Phoebe Cates

Private School (1983)

Private School (1983)

(On Cable TV, September 2019) It’s one thing to know, in the abstract, that the early 1980s were filled with cheap sexploitation comedies made in the wake of Porky’s success. It’s quite another to experience a wholly average example of the genre such as Private School, which reliably features naked breasts (never male nudity) once every 5–10 minutes. The plot is as basic at it gets for the genre: teenagers looking to lose their virginity, and the lengths to which they’ll go in order to even see naked women. I’m sure that at some point (probably when I was 13), I would have thought this was the best movie ever. Now, it feels more than vaguely puerile, with a side order of misogyny considering way the female characters are treated as nothing more than targets to be tricked or surreptitiously leered at. (The best moments of Private School occur when the female characters take back some agency, although the film is often frustratingly indecisive as to whether they’re playing along or actively being deceived.)  Phoebe Cates is the biggest name here, and as such does not have to disrobe. But even if you take aside the obnoxious premise and obvious intention to revolve around naked set-pieces, it really doesn’t help that the film is truly, exceptionally, unarguably dumb. The jokes can be seen coming minutes in advance, the characters don’t notice things that any half-wit would, Noel Black’s direction is as basic at it comes—nobody’s smart in this film, including the writers (one of them a woman).

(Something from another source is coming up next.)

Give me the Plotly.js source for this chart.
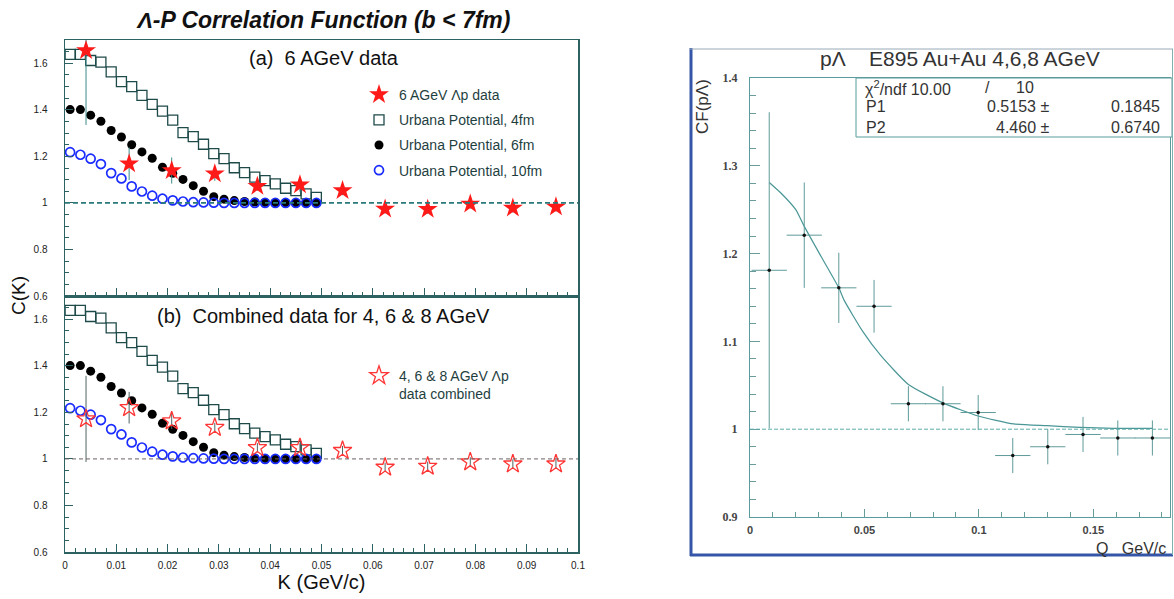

The set-pieces are familiar to the point of being exasperating in how long they’re drawn-out. It’s bad enough that it actively undermines the reason why the film exists—for all of my favourable predisposition toward female nudity, I found my patience sorely taxed by the dumb filmmaking and worse writing. Private School sounds like a good time but really isn’t—don’t make the same mistake.

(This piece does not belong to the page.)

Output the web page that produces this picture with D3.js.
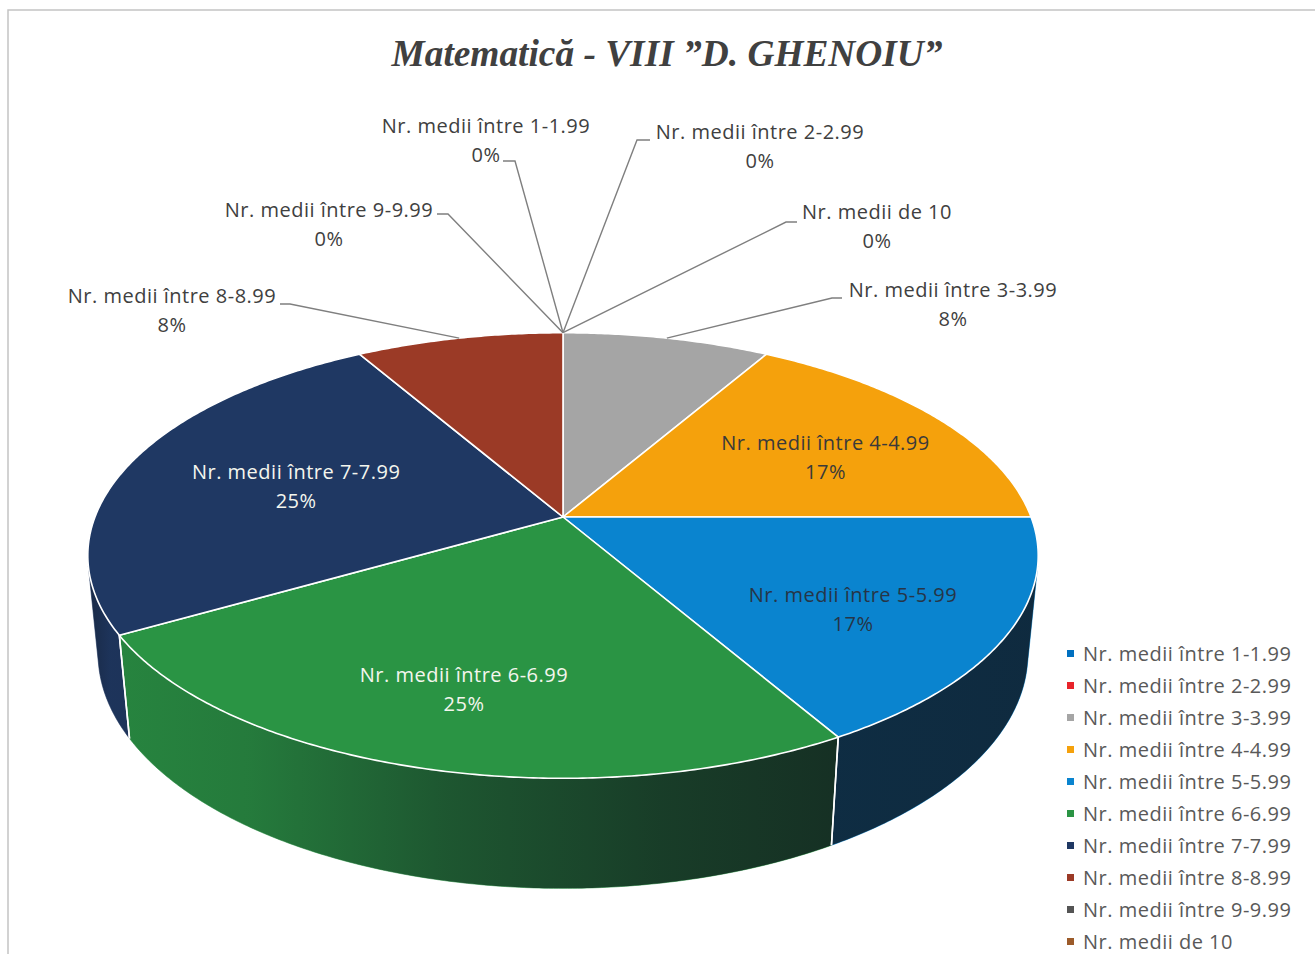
<!DOCTYPE html>
<html>
<head>
<meta charset="utf-8">
<script src="https://cdn.jsdelivr.net/npm/d3@7"></script>
<style>
  body { margin: 0; background: #ffffff; }
  svg text { font-family: "Open Sans", Lato, sans-serif; }
</style>
</head>
<body>
<div id="chart"></div>
<script>
  // ---------- //
 // Chart data //
// ---------- //
var categories = [
  "Nr. medii între 1-1.99",
  "Nr. medii între 2-2.99",
  "Nr. medii între 3-3.99",
  "Nr. medii între 4-4.99",
  "Nr. medii între 5-5.99",
  "Nr. medii între 6-6.99",
  "Nr. medii între 7-7.99",
  "Nr. medii între 8-8.99",
  "Nr. medii între 9-9.99",
  "Nr. medii de 10"
];
var counts = [0, 0, 1, 2, 2, 3, 3, 1, 0, 0];
var colors = ["#0070c0", "#e8242a", "#a5a5a5", "#f5a10c", "#0a84cf",
              "#2a9444", "#1f3863", "#9b3a26", "#545454", "#9c5b2a"];
var title = "Matematică - VIII ”D. GHENOIU”";

  // ------------ //
 // Set up chart //
// ------------ //
var svgWidth = 1315;
var svgHeight = 954;

var svg = d3.select("#chart")
  .append("svg")
  .attr("width", svgWidth)
  .attr("height", svgHeight);

var defs = svg.append("defs");

// frame of the chart area
svg.append("path")
  .attr("d", "M8,954 V10 H1315")
  .attr("fill", "none")
  .attr("stroke", "#c4c4c4")
  .attr("stroke-width", 1.5);

// title
svg.append("text")
  .attr("x", 667)
  .attr("y", 66)
  .attr("text-anchor", "middle")
  .attr("textLength", 551)
  .attr("lengthAdjust", "spacingAndGlyphs")
  .style("font-family", "'Liberation Serif', 'DejaVu Serif', serif")
  .style("font-weight", "bold")
  .style("font-style", "italic")
  .style("font-size", "38px")
  .style("fill", "#404040")
  .text(title);

  // --------------------------------- //
 // Perspective view of the 3D pie    //
// --------------------------------- //
var view = { cx: 563, cy: 517, F: 2401, E: 5.13, tilt: 27.5 * Math.PI / 180, depth: 0.2385 };
var sinT = Math.sin(view.tilt);
var cosT = Math.cos(view.tilt);

function project(theta, r, y) {
  var X = r * Math.sin(theta);
  var Z = r * Math.cos(theta);
  var d = view.E - y * sinT + Z * cosT;
  var v = y * cosT + Z * sinT;
  return [view.cx + view.F * X / d, view.cy - view.F * v / d];
}

// visible part of the side wall
var visFrom = Math.acos(-1 / (view.E * cosT));
var visTo = 2 * Math.PI - visFrom;

function sampleAngles(a0, a1) {
  var n = Math.max(2, Math.ceil(Math.abs(a1 - a0) / (0.5 * Math.PI / 180)));
  return d3.range(n + 1).map(i => a0 + (a1 - a0) * i / n);
}

var line = d3.line().curve(d3.curveLinear);

var pie = d3.pie().sort(null).value(d => d);
var arcs = pie(counts);
var total = d3.sum(counts);
var pct = d3.format(".0%");

var pieGroup = svg.append("g");

// side walls
arcs.forEach(function(a, i) {
  var s0 = Math.max(a.startAngle, visFrom);
  var s1 = Math.min(a.endAngle, visTo);
  if (s1 <= s0) return;
  var angs = sampleAngles(s0, s1);
  var pts = angs.map(t => project(t, 1, 0))
    .concat(angs.slice().reverse().map(t => project(t, 1, -view.depth)));
  pieGroup.append("path")
    .attr("d", line(pts) + "Z")
    .attr("fill", colors[i])
    .attr("stroke", colors[i])
    .attr("stroke-width", 0.6);
});

// shading of the side wall (darker towards the right)
var shadeStops = [
  [visTo, 0.4], [243, 0.12], [215, 0.2], [192, 0.48], [170, 0.68], [150, 0.78], [visFrom, 0.8]
];
var xLeft = project(visTo, 1, 0)[0];
var xRight = project(visFrom, 1, 0)[0];
var shadeGrad = defs.append("linearGradient")
  .attr("id", "sideShade")
  .attr("gradientUnits", "userSpaceOnUse")
  .attr("x1", xLeft).attr("x2", xRight)
  .attr("y1", 0).attr("y2", 0);
shadeGrad.selectAll("stop")
  .data(shadeStops)
  .enter()
  .append("stop")
  .attr("offset", function(s) {
    var t = s[0] > 7 ? s[0] * Math.PI / 180 : s[0];
    return (project(t, 1, 0)[0] - xLeft) / (xRight - xLeft);
  })
  .attr("stop-color", "#10141b")
  .attr("stop-opacity", s => s[1]);

var wall = sampleAngles(visFrom, visTo);
var wallPts = wall.map(t => project(t, 1, 0))
  .concat(wall.slice().reverse().map(t => project(t, 1, -view.depth)));
pieGroup.append("path")
  .attr("d", line(wallPts) + "Z")
  .attr("fill", "url(#sideShade)");

// white edges between the side walls
arcs.forEach(function(a) {
  [a.startAngle, a.endAngle].forEach(function(t) {
    if (a.value > 0 && t > visFrom && t < visTo) {
      pieGroup.append("path")
        .attr("d", line([project(t, 1, 0), project(t, 1, -view.depth)]))
        .attr("stroke", "#ffffff")
        .attr("stroke-width", 1.6);
    }
  });
});

// top face
arcs.forEach(function(a, i) {
  if (a.value === 0) return;
  var pts = [project(0, 0, 0)].concat(sampleAngles(a.startAngle, a.endAngle).map(t => project(t, 1, 0)));
  pieGroup.append("path")
    .attr("d", line(pts) + "Z")
    .attr("fill", colors[i])
    .attr("stroke", "#ffffff")
    .attr("stroke-width", 1.6)
    .attr("stroke-linejoin", "round");
});

  // ----------- //
 // Data labels //
// ----------- //
var labelSize = 20;
var labelSpacing = 0.5;
var insideText = { 3: "#3a3a3a", 4: "#263547", 5: "#f4f6ee", 6: "#f4f6ee" };
var insideNudge = { 3: [-5, 12], 4: [-12, 12], 5: [-3, 8], 6: [40, 8] };

// outside labels: text centre, and elbow of leader line
var outside = {
  0: { x: 486, y: 133, elbow: [[503, 161], [515, 161]] },
  1: { x: 760, y: 139, elbow: [[650, 140], [637, 140]] },
  2: { x: 953, y: 297, elbow: [[842, 298], [832, 298]] },
  7: { x: 172, y: 303, elbow: [[280, 304], [290, 304]] },
  8: { x: 329, y: 217, elbow: [[437, 214], [448, 214]] },
  9: { x: 877, y: 219, elbow: [[797, 222], [786, 222]] }
};

var labelGroup = svg.append("g");

arcs.forEach(function(a, i) {
  var mid = (a.startAngle + a.endAngle) / 2;
  var share = pct(a.value / total);
  var pos, fill;
  if (outside[i]) {
    var o = outside[i];
    labelGroup.append("path")
      .attr("d", line(o.elbow.concat([project(mid, 1, 0)])))
      .attr("fill", "none")
      .attr("stroke", "#7f7f7f")
      .attr("stroke-width", 1.4);
    pos = [o.x, o.y];
    fill = "#404040";
  } else {
    var p = project(mid, 0.7, 0);
    pos = [p[0] + insideNudge[i][0], p[1] + insideNudge[i][1] - 8];
    fill = insideText[i];
  }
  var t = labelGroup.append("text")
    .attr("x", pos[0])
    .attr("y", pos[1])
    .attr("text-anchor", "middle")
    .style("font-size", labelSize + "px")
    .style("letter-spacing", labelSpacing + "px")
    .style("fill", fill);
  t.append("tspan").attr("x", pos[0]).text(categories[i]);
  t.append("tspan").attr("x", pos[0]).attr("dy", 29).text(share);
});

  // ------ //
 // Legend //
// ------ //
var legend = svg.append("g")
  .attr("transform", "translate(1067, 654)");

var rows = legend.selectAll("g")
  .data(categories)
  .enter()
  .append("g")
  .attr("transform", (d, i) => `translate(0, ${i * 32})`);

rows.append("rect")
  .attr("x", 0)
  .attr("y", -4)
  .attr("width", 7)
  .attr("height", 7)
  .attr("fill", (d, i) => colors[i]);

rows.append("text")
  .attr("x", 16)
  .attr("y", 7)
  .style("font-size", labelSize + "px")
  .style("letter-spacing", labelSpacing + "px")
  .style("fill", "#595959")
  .text(d => d);
</script>
</body>
</html>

Fast Times at Ridgemont High (1982)

Fast Times at Ridgemont High (1982)

(On DVD, November 2017) Fifteen minutes in Fast Times at Ridgemont High, I experienced a sudden and unexplainable feeling of nostalgia for malls as they existed in the nineties (with bookstores, record stores, movie theatres and other niceties that are being paved over by the march of digital progress) which is really weird considering that as a teenager in a small town, I spent nearly no time at all in malls until my twenties, and even then not that much. Such is the effectiveness of the film, given that it presents high schoolers as they navigate between school, home and the mall (usually as a workplace). It’s directed by Amy Heckerling, from Cameron Crowe’s first script (based on his own book as an undercover high-schooler) and it’s still a cutting, unflinching look at the teenage experience, even when bathed in movie magic. While billed as a comedy, it gets unexpectedly serious at times (such as with an abortion subplot that exemplifies a major betrayal between so-called friends) yet does not really dive deep into misery despite the protagonists’ reversals of fortune. The cast of the movie is amazing—not only does it feature solid performances by Sean Penn (as a stoner surfer hilarious far away from his current persona), Jennifer Jason Leigh, Judge Reinhold, and Phoebe Cates, it also features near-cameos by then-newcomers Nicolas Cage and Forrest Whittaker. Good characters, organic plot developments, an interesting soundtrack, and a cheerful refusal to bow to conventions help make Fast Times at Ridgemont High still interesting today even after thirty-five more years of teenage high school comedies. No wonder it’s become a cultural touchstone—and now I know firsthand what everyone is talking about, including the infamous poolside scene.